Using genetic codes#

Note

These docs now use the new_type core objects via the following setting.

import os

# using new types without requiring an explicit argument
os.environ["COGENT3_NEW_TYPE"] = "1"

Selecting codes in methods that support them#

In cases where a cogent3 object method has a gc argument, you can just use the number under “Code ID” column.

For example, I’ve created a partial codon in "s1"

from cogent3 import make_aligned_seqs

data = {
    "s1": "GCTCATGCCAGCTCTTTACAGCATGAGAACA--AGT",
    "s2": "ACTCATGCCAACTCATTACAGCATGAGAACAGCAGT",
    "s3": "ACTCATGCCAGCTCATTACAGCATGAGAACAGCAGT",
    "s4": "ACTCATGCCAGCTCATTACAGCATGAGAACAGCAGT",
    "s5": "ACTCATGCCAGCTCAGTACAGCATGAGAACAGCAGT",
}

nt_seqs = make_aligned_seqs(data=data, moltype="dna")
nt_seqs
0
s2ACTCATGCCAACTCATTACAGCATGAGAACAGCAGT
s1G.........G...T................--...
s3..........G.........................
s4..........G.........................
s5..........G....G....................

5 x 36 dna alignment

We specify the genetic code, and we allow incomplete codons. In this case, if a codon contains a gap, they are converted to ? in the translation.

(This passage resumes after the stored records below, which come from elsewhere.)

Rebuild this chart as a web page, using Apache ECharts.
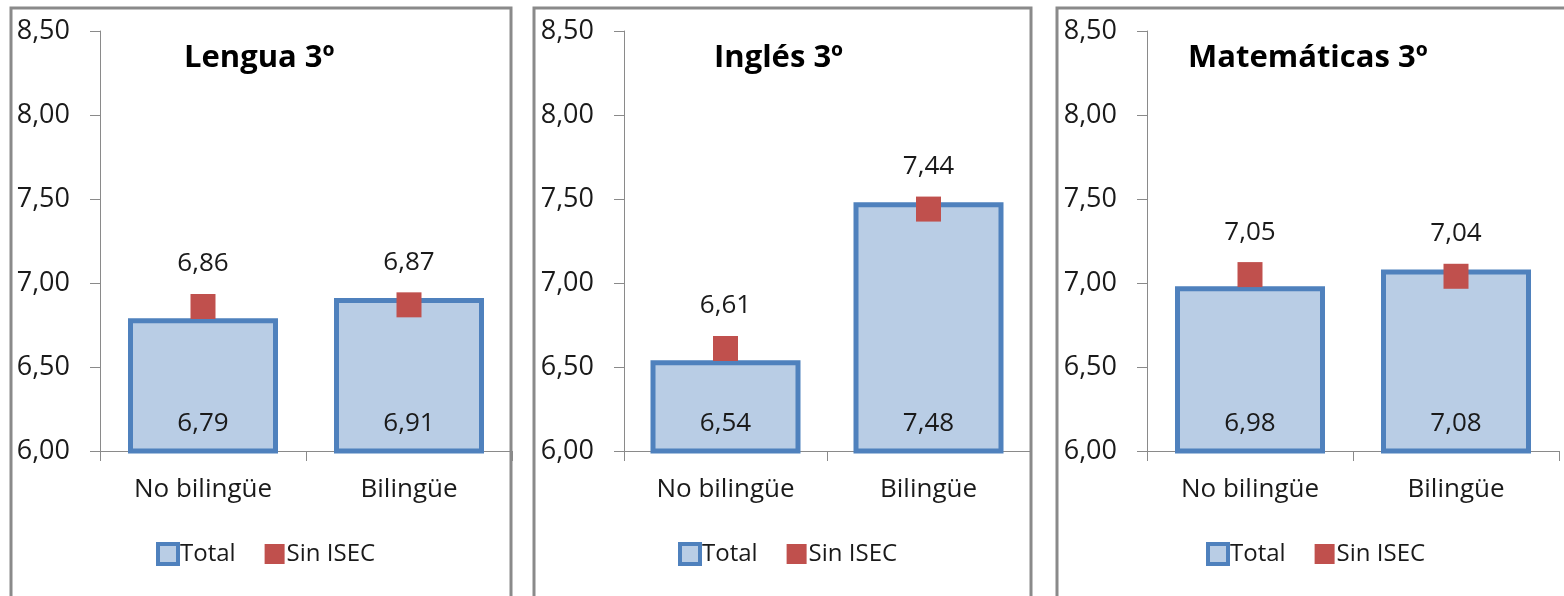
<!DOCTYPE html>
<html><head><meta charset="utf-8">
<script src="https://cdn.jsdelivr.net/npm/echarts@6/dist/echarts.min.js"></script>
<style>html,body{margin:0;padding:0;background:#fff}#c{width:1564px;height:596px}</style>
</head><body><div id="c"></div>
<script>
const categories = ['No bilingüe', 'Bilingüe'];
const subjects = ['Lengua 3º', 'Inglés 3º', 'Matemáticas 3º'];
const totalLengua = [6.79, 6.91];
const sinIsecLengua = [6.86, 6.87];
const totalIngles = [6.54, 7.48];
const sinIsecIngles = [6.61, 7.44];
const totalMates = [6.98, 7.08];
const sinIsecMates = [7.05, 7.04];
const yMin = 6.0, yMax = 8.5, yStep = 0.5;

const totals = [totalLengua, totalIngles, totalMates];
const sinIsec = [sinIsecLengua, sinIsecIngles, sinIsecMates];

const FONT = 'Open Sans';
const fmt = v => Number(v).toFixed(2).replace('.', ',');

// layout per panel
const panels = [
  {border: [11, 511], gridLeft: 100, gridWidth: 412, titleLeft: 179, legendLeft: 151},
  {border: [534, 1031], gridLeft: 624, gridWidth: 406, titleLeft: 709, legendLeft: 673},
  {border: [1057, 1600], gridLeft: 1147, gridWidth: 412, titleLeft: 1183, legendLeft: 1201}
];

const grid = [], xAxis = [], yAxis = [], series = [], title = [], legend = [], graphic = [];
panels.forEach((p, i) => {
  graphic.push({type: 'rect', shape: {x: p.border[0], y: 8, width: p.border[1] - p.border[0], height: 640},
    style: {fill: 'none', stroke: '#8a8a8a', lineWidth: 3}, silent: true, z: -1});
  grid.push({left: p.gridLeft, top: 31, width: p.gridWidth, height: 420});
  xAxis.push({type: 'category', gridIndex: i, data: categories,
    axisLine: {lineStyle: {color: '#8a8a8a', width: 1}},
    axisTick: {show: true, length: 10, lineStyle: {color: '#8a8a8a'}},
    axisLabel: {fontFamily: FONT, fontSize: 26, color: '#1a1a1a', margin: 26}});
  yAxis.push({type: 'value', gridIndex: i, min: yMin, max: yMax, interval: yStep,
    splitLine: {show: false},
    axisLine: {show: true, lineStyle: {color: '#8a8a8a', width: 1}},
    axisTick: {show: true, length: 10, lineStyle: {color: '#8a8a8a'}},
    axisLabel: {fontFamily: FONT, fontSize: 27, color: '#1a1a1a', margin: 30, formatter: fmt}});
  series.push({name: 'Total', type: 'bar', xAxisIndex: i, yAxisIndex: i, data: totals[i],
    barWidth: 150,
    itemStyle: {color: '#b9cde5', borderColor: '#4f81bd', borderWidth: 5},
    label: {show: true, position: 'insideBottom', distance: 17, fontFamily: FONT, fontSize: 26,
      color: '#1a1a1a', formatter: o => fmt(o.value)}});
  series.push({name: 'Sin ISEC', type: 'scatter', xAxisIndex: i, yAxisIndex: i, data: sinIsec[i],
    symbol: 'rect', symbolSize: 25, z: 5,
    itemStyle: {color: '#c0504d', opacity: 1},
    label: {show: true, position: 'top', distance: 17, fontFamily: FONT, fontSize: 26,
      color: '#1a1a1a', formatter: o => fmt(o.value)}});
  title.push({text: subjects[i], left: p.titleLeft, top: 38,
    textStyle: {fontFamily: FONT, fontSize: 31, fontWeight: 'bold', color: '#000'}});
  legend.push({left: p.legendLeft, top: 537, itemWidth: 20, itemHeight: 20, itemGap: 29,
    icon: 'rect',
    textStyle: {fontFamily: FONT, fontSize: 24, color: '#1a1a1a', padding: [0, 0, 0, -3]},
    data: [
      {name: 'Total', itemStyle: {color: '#b9cde5', borderColor: '#4f81bd', borderWidth: 4}},
      {name: 'Sin ISEC', itemStyle: {color: '#c0504d', borderWidth: 0}}
    ]});
});

const chart = echarts.init(document.getElementById('c'), null, {renderer: 'canvas'});
chart.setOption({
  animation: false,
  backgroundColor: '#fff',
  title, legend, grid, xAxis, yAxis, series, graphic
});
</script>
</body></html>
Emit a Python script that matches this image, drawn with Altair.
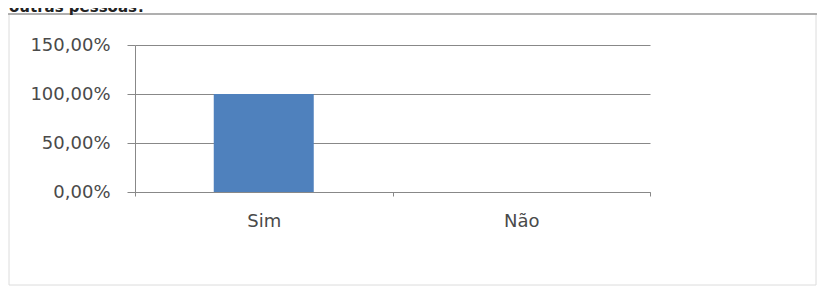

nt_seqs.get_translation(gc=1, incomplete_ok=True)
0
s2THANSLQHENSS
s1A..S......-.
s3...S........
s4...S........
s5...S.V......

5 x 12 protein alignment

Translate DNA sequences#

From a string

from cogent3 import get_code

standard_code = get_code(1)
standard_code.translate("TTTGCAAAC")
'FAN'

This can also be applied to a numpy array.

import numpy
from cogent3 import get_code

standard_code = get_code(1)

standard_code.translate(numpy.array([0, 0, 0, 3, 1, 2, 2, 2, 1], dtype=numpy.uint8))
'FAN'

Conversion to a ProteinSequence from a DnaSequence is shown in Translate a sequence to protein.

Translate all six frames#

from cogent3 import get_code, make_seq

standard_code = get_code(1)
seq = make_seq("ATGCTAACATAAA", moltype="dna")
translations = standard_code.sixframes(seq)
print(translations)
<generator object GeneticCode._ at 0x7f610ea0b670>

Translate a codon#

from cogent3 import get_code, make_seq

standard_code = get_code(1)
standard_code["TTT"]
'F'

or get the codons for a single amino acid

standard_code["A"]
{'GCA', 'GCC', 'GCG', 'GCT'}

Look up the amino acid corresponding to a single codon#

from cogent3 import get_code

standard_code = get_code(1)
standard_code["TTT"]
'F'

Get all the codons for one amino acid#

from cogent3 import get_code

standard_code = get_code(1)
standard_code["A"]
{'GCA', 'GCC', 'GCG', 'GCT'}

Get all the codons for a group of amino acids#

targets = ["A", "C"]
codons = [standard_code[aa] for aa in targets]
codons
[{'GCA', 'GCC', 'GCG', 'GCT'}, {'TGC', 'TGT'}]

Getting the alphabet for the genetic code#

The default for the get_alphabet() method is to return an alphabet representing just the sense codons (a SenseCodonAlphabet instance).

from cogent3 import get_code

gc = get_code(1)
alphabet = gc.get_alphabet()
len(alphabet)
61

Setting include_stop=True returns all codons.

from cogent3 import get_code

gc = get_code(1)
alphabet = gc.get_alphabet(include_stop=True)
type(alphabet)
cogent3.core.new_alphabet.SenseCodonAlphabet

You can also include “gap state” (i.e. "---") or “missing state” ("???") codons with the arguments include_gap and include_missing respectively.